First there’s nothing wrong with what Lee says and most, if not all of us, wish we had voter turnout at an 85% clip in our county, state, and country. By all accounts residents of Sun City are a very involved and informed in the political process. And it’s likely the demographics of the area are much older, much wealthier, and much whiter then the rest of Georgetown and Williamson County.

There are many reasons why people in Sun City vote at a higher clip then most others. Voting is easy and accessible to them, there’s an early voting location in the middle of their community and open at times convenient to them. Of course this only highlights the advantage this area has over many others.

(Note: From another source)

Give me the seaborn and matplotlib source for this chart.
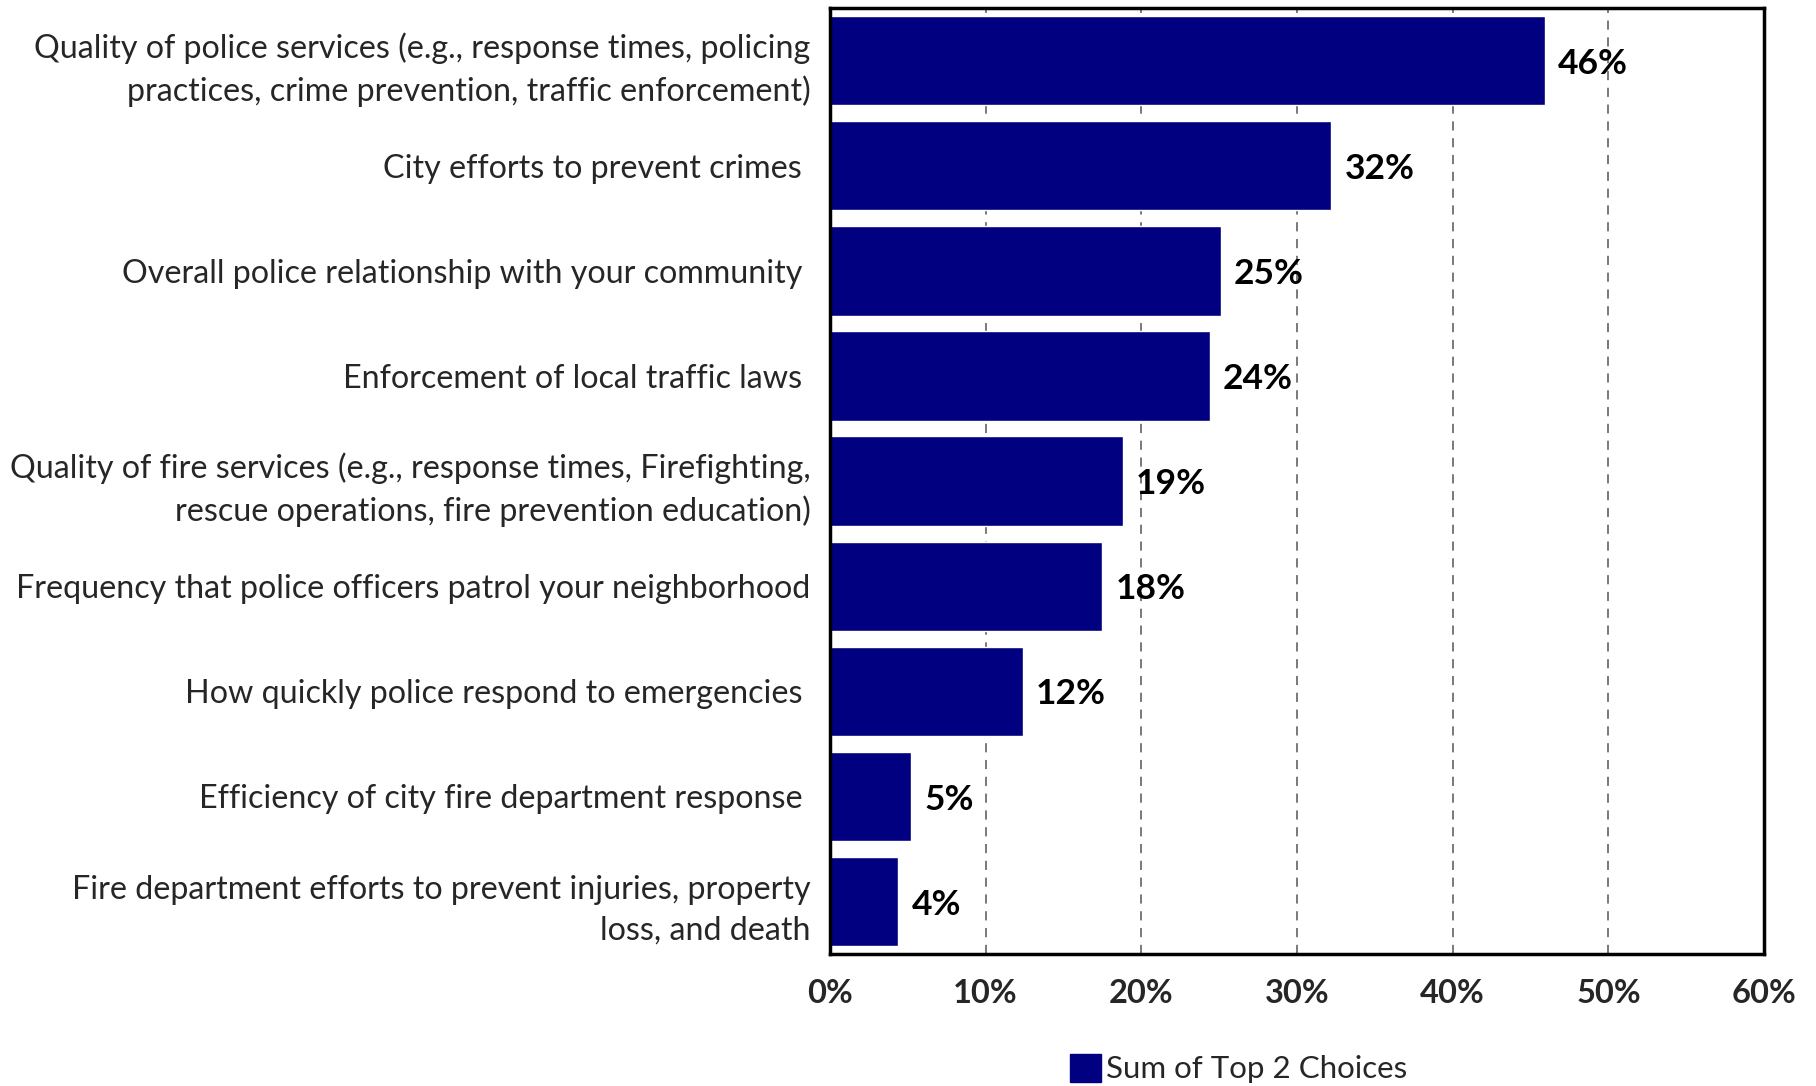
import matplotlib
matplotlib.use("Agg")
import matplotlib.pyplot as plt
import seaborn as sns
import pandas as pd
from matplotlib.patches import Patch

categories = [
    "Quality of police services (e.g., response times, policing\npractices, crime prevention, traffic enforcement)",
    "City efforts to prevent crimes ",
    "Overall police relationship with your community ",
    "Enforcement of local traffic laws ",
    "Quality of fire services (e.g., response times, Firefighting,\nrescue operations, fire prevention education)",
    "Frequency that police officers patrol your neighborhood",
    "How quickly police respond to emergencies ",
    "Efficiency of city fire department response ",
    "Fire department efforts to prevent injuries, property\nloss, and death",
]
values = [45.9, 32.2, 25.1, 24.4, 18.8, 17.5, 12.4, 5.2, 4.4]
value_labels = ["46%", "32%", "25%", "24%", "19%", "18%", "12%", "5%", "4%"]
x_ticks = [0, 10, 20, 30, 40, 50, 60]
x_tick_labels = ["0%", "10%", "20%", "30%", "40%", "50%", "60%"]
series_name = "Sum of Top 2 Choices"

sns.set_theme(style="white")
plt.rcParams['font.family'] = ['Lato', 'DejaVu Sans']

df = pd.DataFrame({"cat": categories, "val": values})

fig = plt.figure(figsize=(18.16, 10.86), dpi=100)
ax = fig.add_axes([0.457, 0.1215, 0.5144, 0.871])

color = "#000080"
sns.barplot(data=df, y="cat", x="val", orient="h", color=color, width=0.85,
            saturation=1, ax=ax)

ax.set_xlim(0, 60)
ax.set_xticks(x_ticks)
ax.set_xticklabels(x_tick_labels, fontsize=23.5, fontweight="bold")
ax.set_xlabel("")
ax.set_ylabel("")
ax.tick_params(axis="y", labelsize=23.2, length=0, pad=14)
ax.tick_params(axis="x", length=0, pad=18)
for lbl in ax.get_yticklabels():
    lbl.set_multialignment("right")
    lbl.set_linespacing(1.45)

for xv in x_ticks[1:-1]:
    ax.axvline(xv, color="#555555", linestyle=(0, (6, 5)), linewidth=1.1, zorder=0)

for spine in ax.spines.values():
    spine.set_visible(True)
    spine.set_color("black")
    spine.set_linewidth(2.5)

for i, (v, t) in enumerate(zip(values, value_labels)):
    ax.text(v + 0.85, i + 0.03, t, va="center", ha="left", fontsize=25.5,
            fontweight="bold", color="black")

handles = [Patch(facecolor=color, edgecolor=color, label=series_name)]
fig.legend(handles=handles, loc="center", bbox_to_anchor=(0.682, 0.016),
           frameon=False, fontsize=22.5, handlelength=1.0, handleheight=1.0,
           handletextpad=0.15, borderaxespad=0)

fig.savefig("out.png", dpi=100)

But to get the desired result we have to look at the many reasons why people don’t vote, as Forrest Wilder points out here:

Texas has one of the lowest voter-turnout rates in the nation. Grieder posits that this is because “Texans have been happy enough with the status quo. The government might not do much, but at the same time it doesn’t meddle with people that much, nor does it ask for much in terms of taxes.”

This is lazy political science, but it’s a view one often hears among the thousand or so people who constitute the politics-media-lobby elite in Austin. Texans who don’t vote are largely poor and minority, groups that vote less frequently than their counterparts in other large states, and at much lower rates than affluent whites, who still by and large run Texas. If poor minority Texans decline to vote as a means of expressing satisfaction with the system, then do rich white people vote to express dissatisfaction?

The former group tends not to vote for many reasons: lack of engagement with the political system, weak labor unions, a hobbled Democratic Party, poverty, barriers to voting, etc. There is no shortage of reasons; none of them argues for a healthy, wise electorate.

Add to that inconvenient hours (when most “working people” are working) and early voting locations (not on major highways) and the “why” starts to become more clear. There is no explicit right to vote in the US Constitution. And we vote on a Tuesday, which is not a holiday - Why Tuedsay?

It’s a lot more involved then a bunch of people who don’t care about the right to vote that so many have fought and died for over the centuries.